↓
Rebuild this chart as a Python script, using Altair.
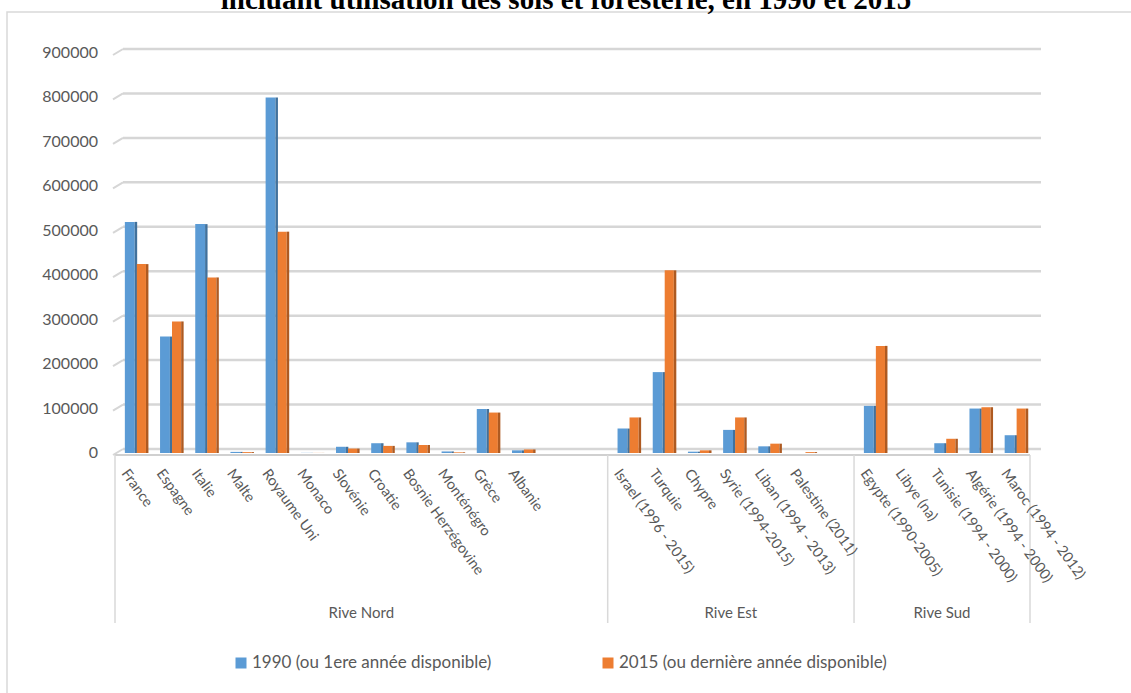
import altair as alt
import pandas as pd

# ---------------- data ----------------
rive_nord = ["France", "Espagne", "Italie", "Malte", "Royaume Uni", "Monaco", "Slovénie",
             "Croatie", "Bosnie Herzégovine", "Monténégro", "Grèce", "Albanie"]
rive_est = ["Israel (1996 - 2015)", "Turquie", "Chypre", "Syrie (1994-2015)",
            "Liban (1994 - 2013)", "Palestine (2011)"]
rive_sud = ["Egypte (1990-2005)", "Libye (na)", "Tunisie (1994 - 2000)",
            "Algérie (1994 - 2000)", "Maroc (1994 - 2012)"]

v1990_nord = [520000, 262000, 515000, 2500, 800000, 300, 14000, 22000, 24000, 3500, 99000, 6000]
v2015_nord = [425000, 296000, 395000, 2000, 498000, 200, 10000, 16000, 18000, 1500, 91000, 8000]
v1990_est = [55000, 182000, 3000, 52000, 15000, None]
v2015_est = [80000, 411000, 6000, 80000, 21000, 2000]
v1990_sud = [106000, None, 22000, 100000, 40000]
v2015_sud = [241000, None, 32000, 103000, 100000]

groups = ["Rive Nord", "Rive Est", "Rive Sud"]
group_slots = [14, 7, 5]          # category slots per group on the axis (incl. empty ones)
series = ["1990 (ou 1ere année disponible)", "2015 (ou dernière année disponible)"]
y_ticks = [0, 100000, 200000, 300000, 400000, 500000, 600000, 700000, 800000, 900000]
title_text = "incluant utilisation des sols et foresterie, en 1990 et 2015"

# ---------------- tables ----------------
rows = []
grp_rows = []
start = 0
for g, names, a, b, n in zip(groups, [rive_nord, rive_est, rive_sud],
                             [v1990_nord, v1990_est, v1990_sud],
                             [v2015_nord, v2015_est, v2015_sud], group_slots):
    for i, name in enumerate(names):
        rows.append({"country": name, "group": g, "slot": start + i, "v1990": a[i], "v2015": b[i]})
    grp_rows.append({"group": g, "start": start, "end": start + n, "mid": start + n / 2})
    start += n
total_slots = start
df = pd.DataFrame(rows)
gdf = pd.DataFrame(grp_rows)
bounds = pd.DataFrame({"b": [0] + list(gdf["end"])})
ticks_df = pd.DataFrame({"t": y_ticks})
one = pd.DataFrame({"k": [0]})

W, H = 915, 400
PL, PT = 115, 53
GREY = "#595959"
FONT = "Lato"
BLUE, BLUE_D = "#5B9BD5", "#41719C"
ORANGE, ORANGE_D = "#ED7D31", "#AE5A21"

xs = alt.Scale(domain=[0, total_slots], nice=False, zero=False)
ys = alt.Scale(domain=[0, 900000], nice=False)

# gridlines + y labels
grid = alt.Chart(ticks_df).mark_rule(color="#d6d6d6", strokeWidth=2.5, yOffset=-4).encode(
    y=alt.Y("t:Q", scale=ys, axis=None), x=alt.value(8), x2=alt.value(926))
slant = alt.Chart(ticks_df).mark_rule(color="#d6d6d6", strokeWidth=2, yOffset=2, y2Offset=-4).encode(
    y=alt.Y("t:Q", scale=ys, axis=None), y2="t:Q", x=alt.value(-2), x2=alt.value(8))
ylabels = alt.Chart(ticks_df).transform_calculate(lab="format(datum.t, 'd')").mark_text(
    align="right", baseline="middle", font=FONT, fontSize=16, color=GREY).encode(
    y=alt.Y("t:Q", scale=ys, axis=None), x=alt.value(98 - PL), text="lab:N")
floor = alt.Chart(one).mark_rule(color="#d0d0d0", strokeWidth=2).encode(
    x=alt.value(0), x2=alt.value(W), y=alt.value(H + 2))

def bar_layer(field, x0, x1, color):
    return alt.Chart(df).transform_filter(f"isValid(datum.{field})").transform_calculate(
        xa=f"datum.slot + {x0}", xb=f"datum.slot + {x1}").mark_rect(color=color).encode(
        x=alt.X("xa:Q", scale=xs, axis=None), x2="xb:Q",
        y=alt.Y(f"{field}:Q", scale=ys, axis=None), y2=alt.datum(0))

bars = [
    bar_layer("v1990", 0.28, 0.56, BLUE),
    bar_layer("v1990", 0.56, 0.63, BLUE_D),
    bar_layer("v2015", 0.62, 0.88, ORANGE),
    bar_layer("v2015", 0.88, 0.95, ORANGE_D),
]

# category labels
cat_labels = alt.Chart(df).transform_calculate(xl="datum.slot + 0.42").mark_text(
    angle=54, align="left", baseline="top", font=FONT, fontSize=14.5, color=GREY).encode(
    x=alt.X("xl:Q", scale=xs, axis=None), y=alt.value(414), text="country:N")

sep = alt.Chart(bounds).mark_rule(color="#d9d9d9", strokeWidth=1.5).encode(
    x=alt.X("b:Q", scale=xs, axis=None), y=alt.value(H + 2), y2=alt.value(570))

grp_labels = alt.Chart(gdf).mark_text(font=FONT, fontSize=15, color=GREY, baseline="middle").encode(
    x=alt.X("mid:Q", scale=xs, axis=None), y=alt.value(560), text="group:N")

# legend
LEG_Y = 663
leg_sq1 = alt.Chart(one).mark_square(size=121, color=BLUE, opacity=1).encode(
    x=alt.value(241 - PL), y=alt.value(LEG_Y - PT))
leg_tx1 = alt.Chart(one).transform_calculate(lab=f"'{series[0]}'").mark_text(
    align="left", baseline="middle", font=FONT, fontSize=17, color=GREY).encode(
    x=alt.value(252 - PL), y=alt.value(LEG_Y - PT), text="lab:N")
leg_sq2 = alt.Chart(one).mark_square(size=121, color=ORANGE, opacity=1).encode(
    x=alt.value(608 - PL), y=alt.value(LEG_Y - PT))
leg_tx2 = alt.Chart(one).transform_calculate(lab=f"'{series[1]}'").mark_text(
    align="left", baseline="middle", font=FONT, fontSize=17, color=GREY).encode(
    x=alt.value(619 - PL), y=alt.value(LEG_Y - PT), text="lab:N")

title = alt.Chart(one).transform_calculate(lab=f"'{title_text}'").mark_text(
    align="center", baseline="alphabetic", font="Liberation Serif", fontSize=29,
    fontWeight="bold", color="black").encode(
    x=alt.value(566 - PL), y=alt.value(9 - PT), text="lab:N")

border = alt.Chart(one).mark_rect(fillOpacity=0, stroke="#d9d9d9", strokeWidth=1.5).encode(
    x=alt.value(7 - PL), y=alt.value(12 - PT), x2=alt.value(1140 - PL), y2=alt.value(700 - PT))

chart = alt.layer(border, grid, slant, floor, *bars, sep, ylabels, cat_labels, grp_labels,
                  leg_sq1, leg_tx1, leg_sq2, leg_tx2, title).properties(
    width=W, height=H, autosize="none",
    padding={"left": PL, "top": PT, "right": 1131 - PL - W, "bottom": 693 - PT - H},
    background="white").configure_view(strokeWidth=0)

chart.save("out.html", embed_options={"renderer": "svg", "actions": False})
↑
▶ Aim of the task: The pictures should not be reproduced; quote all of the other material exactly.

▶ Expected answer:
Rebuild this chart as a Python script, using Altair.
import altair as alt
import pandas as pd

# ---------------- data ----------------
rive_nord = ["France", "Espagne", "Italie", "Malte", "Royaume Uni", "Monaco", "Slovénie",
             "Croatie", "Bosnie Herzégovine", "Monténégro", "Grèce", "Albanie"]
rive_est = ["Israel (1996 - 2015)", "Turquie", "Chypre", "Syrie (1994-2015)",
            "Liban (1994 - 2013)", "Palestine (2011)"]
rive_sud = ["Egypte (1990-2005)", "Libye (na)", "Tunisie (1994 - 2000)",
            "Algérie (1994 - 2000)", "Maroc (1994 - 2012)"]

v1990_nord = [520000, 262000, 515000, 2500, 800000, 300, 14000, 22000, 24000, 3500, 99000, 6000]
v2015_nord = [425000, 296000, 395000, 2000, 498000, 200, 10000, 16000, 18000, 1500, 91000, 8000]
v1990_est = [55000, 182000, 3000, 52000, 15000, None]
v2015_est = [80000, 411000, 6000, 80000, 21000, 2000]
v1990_sud = [106000, None, 22000, 100000, 40000]
v2015_sud = [241000, None, 32000, 103000, 100000]

groups = ["Rive Nord", "Rive Est", "Rive Sud"]
group_slots = [14, 7, 5]          # category slots per group on the axis (incl. empty ones)
series = ["1990 (ou 1ere année disponible)", "2015 (ou dernière année disponible)"]
y_ticks = [0, 100000, 200000, 300000, 400000, 500000, 600000, 700000, 800000, 900000]
title_text = "incluant utilisation des sols et foresterie, en 1990 et 2015"

# ---------------- tables ----------------
rows = []
grp_rows = []
start = 0
for g, names, a, b, n in zip(groups, [rive_nord, rive_est, rive_sud],
                             [v1990_nord, v1990_est, v1990_sud],
                             [v2015_nord, v2015_est, v2015_sud], group_slots):
    for i, name in enumerate(names):
        rows.append({"country": name, "group": g, "slot": start + i, "v1990": a[i], "v2015": b[i]})
    grp_rows.append({"group": g, "start": start, "end": start + n, "mid": start + n / 2})
    start += n
total_slots = start
df = pd.DataFrame(rows)
gdf = pd.DataFrame(grp_rows)
bounds = pd.DataFrame({"b": [0] + list(gdf["end"])})
ticks_df = pd.DataFrame({"t": y_ticks})
one = pd.DataFrame({"k": [0]})

W, H = 915, 400
PL, PT = 115, 53
GREY = "#595959"
FONT = "Lato"
BLUE, BLUE_D = "#5B9BD5", "#41719C"
ORANGE, ORANGE_D = "#ED7D31", "#AE5A21"

xs = alt.Scale(domain=[0, total_slots], nice=False, zero=False)
ys = alt.Scale(domain=[0, 900000], nice=False)

# gridlines + y labels
grid = alt.Chart(ticks_df).mark_rule(color="#d6d6d6", strokeWidth=2.5, yOffset=-4).encode(
    y=alt.Y("t:Q", scale=ys, axis=None), x=alt.value(8), x2=alt.value(926))
slant = alt.Chart(ticks_df).mark_rule(color="#d6d6d6", strokeWidth=2, yOffset=2, y2Offset=-4).encode(
    y=alt.Y("t:Q", scale=ys, axis=None), y2="t:Q", x=alt.value(-2), x2=alt.value(8))
ylabels = alt.Chart(ticks_df).transform_calculate(lab="format(datum.t, 'd')").mark_text(
    align="right", baseline="middle", font=FONT, fontSize=16, color=GREY).encode(
    y=alt.Y("t:Q", scale=ys, axis=None), x=alt.value(98 - PL), text="lab:N")
floor = alt.Chart(one).mark_rule(color="#d0d0d0", strokeWidth=2).encode(
    x=alt.value(0), x2=alt.value(W), y=alt.value(H + 2))

def bar_layer(field, x0, x1, color):
    return alt.Chart(df).transform_filter(f"isValid(datum.{field})").transform_calculate(
        xa=f"datum.slot + {x0}", xb=f"datum.slot + {x1}").mark_rect(color=color).encode(
        x=alt.X("xa:Q", scale=xs, axis=None), x2="xb:Q",
        y=alt.Y(f"{field}:Q", scale=ys, axis=None), y2=alt.datum(0))

bars = [
    bar_layer("v1990", 0.28, 0.56, BLUE),
    bar_layer("v1990", 0.56, 0.63, BLUE_D),
    bar_layer("v2015", 0.62, 0.88, ORANGE),
    bar_layer("v2015", 0.88, 0.95, ORANGE_D),
]

# category labels
cat_labels = alt.Chart(df).transform_calculate(xl="datum.slot + 0.42").mark_text(
    angle=54, align="left", baseline="top", font=FONT, fontSize=14.5, color=GREY).encode(
    x=alt.X("xl:Q", scale=xs, axis=None), y=alt.value(414), text="country:N")

sep = alt.Chart(bounds).mark_rule(color="#d9d9d9", strokeWidth=1.5).encode(
    x=alt.X("b:Q", scale=xs, axis=None), y=alt.value(H + 2), y2=alt.value(570))

grp_labels = alt.Chart(gdf).mark_text(font=FONT, fontSize=15, color=GREY, baseline="middle").encode(
    x=alt.X("mid:Q", scale=xs, axis=None), y=alt.value(560), text="group:N")

# legend
LEG_Y = 663
leg_sq1 = alt.Chart(one).mark_square(size=121, color=BLUE, opacity=1).encode(
    x=alt.value(241 - PL), y=alt.value(LEG_Y - PT))
leg_tx1 = alt.Chart(one).transform_calculate(lab=f"'{series[0]}'").mark_text(
    align="left", baseline="middle", font=FONT, fontSize=17, color=GREY).encode(
    x=alt.value(252 - PL), y=alt.value(LEG_Y - PT), text="lab:N")
leg_sq2 = alt.Chart(one).mark_square(size=121, color=ORANGE, opacity=1).encode(
    x=alt.value(608 - PL), y=alt.value(LEG_Y - PT))
leg_tx2 = alt.Chart(one).transform_calculate(lab=f"'{series[1]}'").mark_text(
    align="left", baseline="middle", font=FONT, fontSize=17, color=GREY).encode(
    x=alt.value(619 - PL), y=alt.value(LEG_Y - PT), text="lab:N")

title = alt.Chart(one).transform_calculate(lab=f"'{title_text}'").mark_text(
    align="center", baseline="alphabetic", font="Liberation Serif", fontSize=29,
    fontWeight="bold", color="black").encode(
    x=alt.value(566 - PL), y=alt.value(9 - PT), text="lab:N")

border = alt.Chart(one).mark_rect(fillOpacity=0, stroke="#d9d9d9", strokeWidth=1.5).encode(
    x=alt.value(7 - PL), y=alt.value(12 - PT), x2=alt.value(1140 - PL), y2=alt.value(700 - PT))

chart = alt.layer(border, grid, slant, floor, *bars, sep, ylabels, cat_labels, grp_labels,
                  leg_sq1, leg_tx1, leg_sq2, leg_tx2, title).properties(
    width=W, height=H, autosize="none",
    padding={"left": PL, "top": PT, "right": 1131 - PL - W, "bottom": 693 - PT - H},
    background="white").configure_view(strokeWidth=0)

chart.save("out.html", embed_options={"renderer": "svg", "actions": False})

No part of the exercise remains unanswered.